EXERCISE DIRECTIONS:
Write out the material again word for word, dropping any images it holds.

DATASET CONTENT:
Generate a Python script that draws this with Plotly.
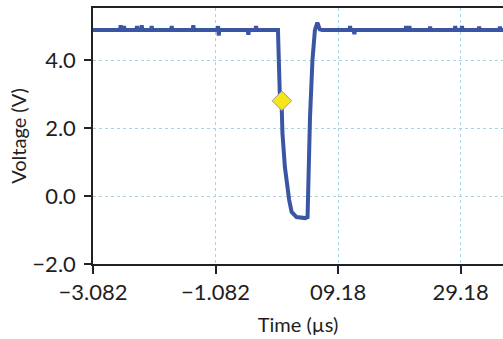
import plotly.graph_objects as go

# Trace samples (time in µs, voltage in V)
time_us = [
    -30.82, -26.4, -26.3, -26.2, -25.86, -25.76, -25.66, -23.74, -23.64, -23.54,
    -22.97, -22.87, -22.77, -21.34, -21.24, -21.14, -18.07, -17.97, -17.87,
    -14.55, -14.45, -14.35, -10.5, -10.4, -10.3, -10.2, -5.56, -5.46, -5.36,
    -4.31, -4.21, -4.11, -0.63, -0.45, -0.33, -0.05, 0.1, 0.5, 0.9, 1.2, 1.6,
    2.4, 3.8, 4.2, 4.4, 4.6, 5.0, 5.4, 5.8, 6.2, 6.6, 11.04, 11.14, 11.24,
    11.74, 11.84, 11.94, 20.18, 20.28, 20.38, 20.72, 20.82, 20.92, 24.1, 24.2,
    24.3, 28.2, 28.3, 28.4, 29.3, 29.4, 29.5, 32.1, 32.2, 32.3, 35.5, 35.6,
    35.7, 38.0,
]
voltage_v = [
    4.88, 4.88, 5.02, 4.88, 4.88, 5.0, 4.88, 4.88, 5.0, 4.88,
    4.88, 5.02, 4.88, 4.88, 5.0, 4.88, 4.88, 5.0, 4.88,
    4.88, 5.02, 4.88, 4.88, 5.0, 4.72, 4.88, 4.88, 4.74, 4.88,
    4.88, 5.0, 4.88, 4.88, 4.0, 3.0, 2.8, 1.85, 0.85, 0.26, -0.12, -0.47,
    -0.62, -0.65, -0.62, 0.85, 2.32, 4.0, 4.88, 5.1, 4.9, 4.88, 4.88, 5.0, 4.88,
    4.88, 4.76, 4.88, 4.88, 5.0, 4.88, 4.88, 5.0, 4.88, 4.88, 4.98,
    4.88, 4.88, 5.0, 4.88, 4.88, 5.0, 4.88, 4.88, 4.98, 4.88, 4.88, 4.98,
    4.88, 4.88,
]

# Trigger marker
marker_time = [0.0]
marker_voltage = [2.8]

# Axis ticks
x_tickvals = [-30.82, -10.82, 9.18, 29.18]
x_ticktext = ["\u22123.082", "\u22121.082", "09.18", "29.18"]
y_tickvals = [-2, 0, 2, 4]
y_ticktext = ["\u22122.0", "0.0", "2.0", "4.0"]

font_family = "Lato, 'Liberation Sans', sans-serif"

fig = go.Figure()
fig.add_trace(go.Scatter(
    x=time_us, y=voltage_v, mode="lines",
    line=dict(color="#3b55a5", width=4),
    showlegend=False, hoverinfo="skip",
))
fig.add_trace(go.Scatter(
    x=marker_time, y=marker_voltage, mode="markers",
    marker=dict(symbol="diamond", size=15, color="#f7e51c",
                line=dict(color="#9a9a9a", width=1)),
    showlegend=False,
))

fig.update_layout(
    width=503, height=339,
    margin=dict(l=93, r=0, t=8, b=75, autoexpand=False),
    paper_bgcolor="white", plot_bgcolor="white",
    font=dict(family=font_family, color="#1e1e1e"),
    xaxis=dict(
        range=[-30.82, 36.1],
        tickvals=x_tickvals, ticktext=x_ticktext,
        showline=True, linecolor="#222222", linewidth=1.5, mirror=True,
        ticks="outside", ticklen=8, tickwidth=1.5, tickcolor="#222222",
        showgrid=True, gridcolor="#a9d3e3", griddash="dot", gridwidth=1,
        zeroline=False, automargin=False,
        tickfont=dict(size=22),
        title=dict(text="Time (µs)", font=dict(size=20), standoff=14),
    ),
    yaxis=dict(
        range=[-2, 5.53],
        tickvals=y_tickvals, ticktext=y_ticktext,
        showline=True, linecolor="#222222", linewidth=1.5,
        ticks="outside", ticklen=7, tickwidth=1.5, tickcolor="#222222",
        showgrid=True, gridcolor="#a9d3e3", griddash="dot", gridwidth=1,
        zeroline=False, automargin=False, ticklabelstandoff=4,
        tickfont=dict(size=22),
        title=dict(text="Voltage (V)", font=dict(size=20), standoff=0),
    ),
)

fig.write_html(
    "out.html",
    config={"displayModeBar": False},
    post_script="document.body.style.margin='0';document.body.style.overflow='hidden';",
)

ANSWER BELOW:
Generate a Python script that draws this with Plotly.
import plotly.graph_objects as go

# Trace samples (time in µs, voltage in V)
time_us = [
    -30.82, -26.4, -26.3, -26.2, -25.86, -25.76, -25.66, -23.74, -23.64, -23.54,
    -22.97, -22.87, -22.77, -21.34, -21.24, -21.14, -18.07, -17.97, -17.87,
    -14.55, -14.45, -14.35, -10.5, -10.4, -10.3, -10.2, -5.56, -5.46, -5.36,
    -4.31, -4.21, -4.11, -0.63, -0.45, -0.33, -0.05, 0.1, 0.5, 0.9, 1.2, 1.6,
    2.4, 3.8, 4.2, 4.4, 4.6, 5.0, 5.4, 5.8, 6.2, 6.6, 11.04, 11.14, 11.24,
    11.74, 11.84, 11.94, 20.18, 20.28, 20.38, 20.72, 20.82, 20.92, 24.1, 24.2,
    24.3, 28.2, 28.3, 28.4, 29.3, 29.4, 29.5, 32.1, 32.2, 32.3, 35.5, 35.6,
    35.7, 38.0,
]
voltage_v = [
    4.88, 4.88, 5.02, 4.88, 4.88, 5.0, 4.88, 4.88, 5.0, 4.88,
    4.88, 5.02, 4.88, 4.88, 5.0, 4.88, 4.88, 5.0, 4.88,
    4.88, 5.02, 4.88, 4.88, 5.0, 4.72, 4.88, 4.88, 4.74, 4.88,
    4.88, 5.0, 4.88, 4.88, 4.0, 3.0, 2.8, 1.85, 0.85, 0.26, -0.12, -0.47,
    -0.62, -0.65, -0.62, 0.85, 2.32, 4.0, 4.88, 5.1, 4.9, 4.88, 4.88, 5.0, 4.88,
    4.88, 4.76, 4.88, 4.88, 5.0, 4.88, 4.88, 5.0, 4.88, 4.88, 4.98,
    4.88, 4.88, 5.0, 4.88, 4.88, 5.0, 4.88, 4.88, 4.98, 4.88, 4.88, 4.98,
    4.88, 4.88,
]

# Trigger marker
marker_time = [0.0]
marker_voltage = [2.8]

# Axis ticks
x_tickvals = [-30.82, -10.82, 9.18, 29.18]
x_ticktext = ["\u22123.082", "\u22121.082", "09.18", "29.18"]
y_tickvals = [-2, 0, 2, 4]
y_ticktext = ["\u22122.0", "0.0", "2.0", "4.0"]

font_family = "Lato, 'Liberation Sans', sans-serif"

fig = go.Figure()
fig.add_trace(go.Scatter(
    x=time_us, y=voltage_v, mode="lines",
    line=dict(color="#3b55a5", width=4),
    showlegend=False, hoverinfo="skip",
))
fig.add_trace(go.Scatter(
    x=marker_time, y=marker_voltage, mode="markers",
    marker=dict(symbol="diamond", size=15, color="#f7e51c",
                line=dict(color="#9a9a9a", width=1)),
    showlegend=False,
))

fig.update_layout(
    width=503, height=339,
    margin=dict(l=93, r=0, t=8, b=75, autoexpand=False),
    paper_bgcolor="white", plot_bgcolor="white",
    font=dict(family=font_family, color="#1e1e1e"),
    xaxis=dict(
        range=[-30.82, 36.1],
        tickvals=x_tickvals, ticktext=x_ticktext,
        showline=True, linecolor="#222222", linewidth=1.5, mirror=True,
        ticks="outside", ticklen=8, tickwidth=1.5, tickcolor="#222222",
        showgrid=True, gridcolor="#a9d3e3", griddash="dot", gridwidth=1,
        zeroline=False, automargin=False,
        tickfont=dict(size=22),
        title=dict(text="Time (µs)", font=dict(size=20), standoff=14),
    ),
    yaxis=dict(
        range=[-2, 5.53],
        tickvals=y_tickvals, ticktext=y_ticktext,
        showline=True, linecolor="#222222", linewidth=1.5,
        ticks="outside", ticklen=7, tickwidth=1.5, tickcolor="#222222",
        showgrid=True, gridcolor="#a9d3e3", griddash="dot", gridwidth=1,
        zeroline=False, automargin=False, ticklabelstandoff=4,
        tickfont=dict(size=22),
        title=dict(text="Voltage (V)", font=dict(size=20), standoff=0),
    ),
)

fig.write_html(
    "out.html",
    config={"displayModeBar": False},
    post_script="document.body.style.margin='0';document.body.style.overflow='hidden';",
)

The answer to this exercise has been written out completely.